As a nation, we watched as West Australian parents Rin Norris and Anthony Maslin said their goodbyes to their three children Mo, Evie, and Otis Maslin, 12, 10 and eight, respectively, who died with their grandfather Nick Norris and hundreds of others when Malaysian Airlines flight MH17 was shot from the skies over Ukraine by Russian-backed separatists on July 17.
Rin and Anthony’s sorrow was profound, bringing many who watched the televised funeral service to tears. Rin expressed her loss and longing with heart-breaking clarity: “When their innocent bodies were shot out of the sky, I stretched my arms as high as I could and screamed for them,” she said. “Now I see them only in my head. I can’t touch them. I can’t feel their warmth. My arms will always be reaching for them.”
To discover how people navigate such loss, The Weekly spoke to three parents who lost their children: Rosie Batty, whose son Luke died in February last year at the hands of his own father, Samantha Hayward, whose 19-day-old baby Ella died in 2009 from a severe viral myocardial infection; Caroline Verity whose three-year-old daughter India died in a tragic 11 years ago when a metal goal post struck her.

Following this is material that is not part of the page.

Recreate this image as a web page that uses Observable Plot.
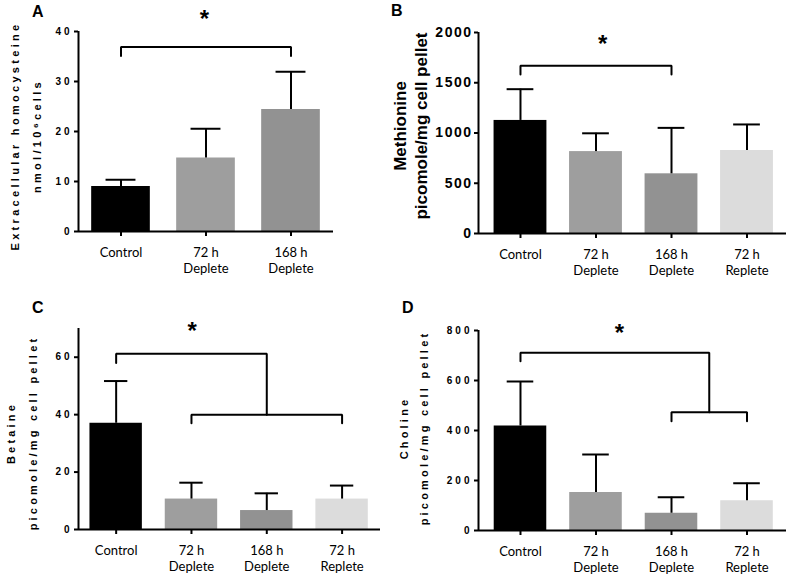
<!DOCTYPE html>
<html><head><meta charset="utf-8">
<script src="https://cdn.jsdelivr.net/npm/d3@7"></script>
<script src="https://cdn.jsdelivr.net/npm/@observablehq/plot@0.6"></script>
<style>
body{margin:0;background:#fff}
#fig{position:relative;width:787px;height:577px;overflow:hidden;background:#fff}
.panel{position:absolute}
.letter{position:absolute;font:bold 16px/1 "Liberation Sans",Arial,sans-serif;color:#000}
.ytitle{position:absolute;transform:translate(-50%,-50%) rotate(-90deg);white-space:pre;text-align:center;color:#000;font-weight:bold;font-family:"Liberation Sans",Arial,sans-serif}
</style></head><body>
<div id="fig"></div>
<script>
// ---- data ----
const groups = ["Control", "72 h\nDeplete", "168 h\nDeplete", "72 h\nReplete"];
const barColors = ["#000000", "#9e9e9e", "#929292", "#dcdcdc"];

// A: extracellular homocysteine (nmol/10^6 cells)
const homocysteineMean = [9.0, 14.7, 24.4];
const homocysteineSD = [1.35, 5.85, 7.55];
const homocysteineTicks = [0, 10, 20, 30, 40];

// B: methionine (picomole/mg cell pellet)
const methionineMean = [1125, 815, 594, 826];
const methionineSD = [311, 182, 457, 259];
const methionineTicks = [0, 500, 1000, 1500, 2000];

// C: betaine (picomole/mg cell pellet)
const betaineMean = [37.0, 10.6, 6.6, 10.6];
const betaineSD = [14.7, 5.7, 6.0, 4.7];
const betaineTicks = [0, 20, 40, 60];

// D: choline (picomole/mg cell pellet)
const cholineMean = [418, 152, 69, 119];
const cholineSD = [178, 152, 64, 70];
const cholineTicks = [0, 200, 400, 600, 800];

// significance brackets (group index, value)
const bracketsA = [[{g: 0, v: 35.1}, {g: 0, v: 36.9}, {g: 2, v: 36.9}, {g: 2, v: 35.1}]];
const bracketsB = [[{g: 0, v: 1582}, {g: 0, v: 1668}, {g: 2, v: 1668}, {g: 2, v: 1582}]];
const bracketsC = [
  [{g: 0, v: 58}, {g: 0, v: 61.2}, {g: 2, v: 61.2}, {g: 2, v: 40}],
  [{g: 1, v: 37}, {g: 1, v: 40}, {g: 3, v: 40}, {g: 3, v: 37}]
];
const bracketsD = [
  [{g: 0, v: 677}, {g: 0, v: 711}, {g: 2.5, v: 711}, {g: 2.5, v: 473}],
  [{g: 2, v: 437}, {g: 2, v: 473}, {g: 3, v: 473}, {g: 3, v: 437}]
];
const starA = {g: 0.98, v: 42.4};
const starB = {g: 1.09, v: 1880};
const starC = {g: 1.01, v: 68.9};
const starD = {g: 1.31, v: 790};

const labelA = "Extracellular homocysteine\nnmol/10\u2076cells";
const labelB = "Methionine\npicomole/mg cell pellet";
const labelC = "Betaine\npicomole/mg cell pellet";
const labelD = "Choline\npicomole/mg cell pellet";

// ---- drawing ----
const fig = document.getElementById("fig");
function panel(o) {
  const n = o.mean.length;
  const data = o.mean.map((m, i) => ({i, mean: m, top: m + o.sd[i], color: barColors[i]}));
  const svg = Plot.plot({
    width: o.width, height: o.height,
    marginLeft: o.ml, marginRight: o.mr, marginTop: o.mt, marginBottom: o.mb,
    style: {fontFamily: "'Liberation Sans', Arial, sans-serif", background: "transparent"},
    x: {type: "linear", domain: o.xDomain, axis: null},
    y: {domain: o.yDomain, axis: null},
    marks: [
      Plot.rectY(data, {x1: d => d.i - o.hw, x2: d => d.i + o.hw, y: "mean", fill: "color"}),
      Plot.ruleX(data, {x: "i", y1: "mean", y2: "top", stroke: "#000", strokeWidth: 2}),
      Plot.ruleY(data, {y: "top", x1: d => d.i - o.cap, x2: d => d.i + o.cap, stroke: "#000", strokeWidth: 2}),
      Plot.ruleY([0], {stroke: "#000", strokeWidth: 2}),
      Plot.ruleX([o.xDomain[0]], {stroke: "#000", strokeWidth: 2}),
      Plot.axisY({ticks: o.yTicks, tickSize: 4, tickPadding: 2, strokeWidth: 2,
        fontSize: o.tickFont, fontWeight: "bold", label: null, tickFormat: d => String(d)}),
      Plot.axisX({ticks: d3.range(n), tickFormat: i => groups[i], tickSize: 5, tickPadding: 9,
        strokeWidth: 2, fontSize: 13, fontFamily: "Lato", lineHeight: 1.23, label: null}),
      ...o.brackets.map(b => Plot.line(b, {x: "g", y: "v", stroke: "#000", strokeWidth: 2, strokeLinejoin: "miter"})),
      Plot.text([o.star], {x: "g", y: "v", text: () => "*", fontSize: 24, fontWeight: "bold"})
    ]
  });
  svg.querySelectorAll('g[aria-label="y-axis tick label"]').forEach(g => g.style.letterSpacing = o.tickLS + "px");
  const div = document.createElement("div");
  div.className = "panel";
  div.style.left = o.left + "px";
  div.style.top = o.top + "px";
  div.appendChild(svg);
  fig.appendChild(div);

  const t = document.createElement("div");
  t.className = "ytitle";
  t.textContent = o.label;
  t.style.left = o.tx + "px";
  t.style.top = o.ty + "px";
  t.style.fontSize = o.labelFont + "px";
  t.style.lineHeight = o.lh + "px";
  t.style.letterSpacing = o.labelLS + "px";
  fig.appendChild(t);

  const L = document.createElement("div");
  L.className = "letter";
  L.textContent = o.letter;
  L.style.left = o.lx + "px";
  L.style.top = o.ly + "px";
  fig.appendChild(L);
}

panel({letter: "A", lx: 32, ly: 4, left: 0, top: 0, width: 390, height: 290, ml: 78, mr: 57, mt: 31, mb: 59,
  xDomain: [-0.5, 2.5], hw: 0.345, cap: 0.176, yDomain: [0, 40], yTicks: homocysteineTicks,
  mean: homocysteineMean, sd: homocysteineSD, brackets: bracketsA, star: starA,
  tickFont: 10, tickLS: 3, label: labelA, labelFont: 11, labelLS: 3.3, lh: 22, tx: 26, ty: 136});

panel({letter: "B", lx: 391, ly: 3, left: 390, top: 0, width: 397, height: 290, ml: 88, mr: 1, mt: 32, mb: 57,
  xDomain: [-0.556, 3.523], hw: 0.35, cap: 0.177, yDomain: [0, 2000], yTicks: methionineTicks,
  mean: methionineMean, sd: methionineSD, brackets: bracketsB, star: starB,
  tickFont: 14, tickLS: 1.5, label: labelB, labelFont: 17, labelLS: 0, lh: 21, tx: 411, ty: 126});

panel({letter: "C", lx: 32, ly: 300, left: 0, top: 290, width: 390, height: 287, ml: 78, mr: 10, mt: 38, mb: 48,
  xDomain: [-0.5, 3.51], hw: 0.348, cap: 0.155, yDomain: [0, 70], yTicks: betaineTicks,
  mean: betaineMean, sd: betaineSD, brackets: bracketsC, star: starC,
  tickFont: 10, tickLS: 3, label: labelC, labelFont: 11, labelLS: 3.2, lh: 22, tx: 22, ty: 433});

panel({letter: "D", lx: 402, ly: 300, left: 390, top: 290, width: 397, height: 287, ml: 88, mr: 1, mt: 40, mb: 47,
  xDomain: [-0.556, 3.523], hw: 0.348, cap: 0.176, yDomain: [0, 800], yTicks: cholineTicks,
  mean: cholineMean, sd: cholineSD, brackets: bracketsD, star: starD,
  tickFont: 10, tickLS: 3, label: labelD, labelFont: 11, labelLS: 3.2, lh: 20, tx: 414, ty: 428});
</script>
</body></html>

“With something as horrific as what happened to Luke, I had a complete incapacity to take it in,” says Rosie. “In a way your body and your mind stop you taking it in because it is too awful. It’s a kind of natural defence mechanism that keeps reality at bay.
“I was protected by that, more protected than my friends and family. They were completely distraught but I was in a state of emotional numbness. People found it strange that I wasn’t sobbing or weeping uncontrollably. I thought it was strange, too. I fell apart when my cat died but this was my son and I wasn’t devastated or out of control with grief.
“I thought I should be wailing on the floor but I never did that. My coping mechanism has been to keep busy. I took up a campaign against domestic violence and that has taken up a lot of my energy and focus. I found that I needed to find something positive in what happened.”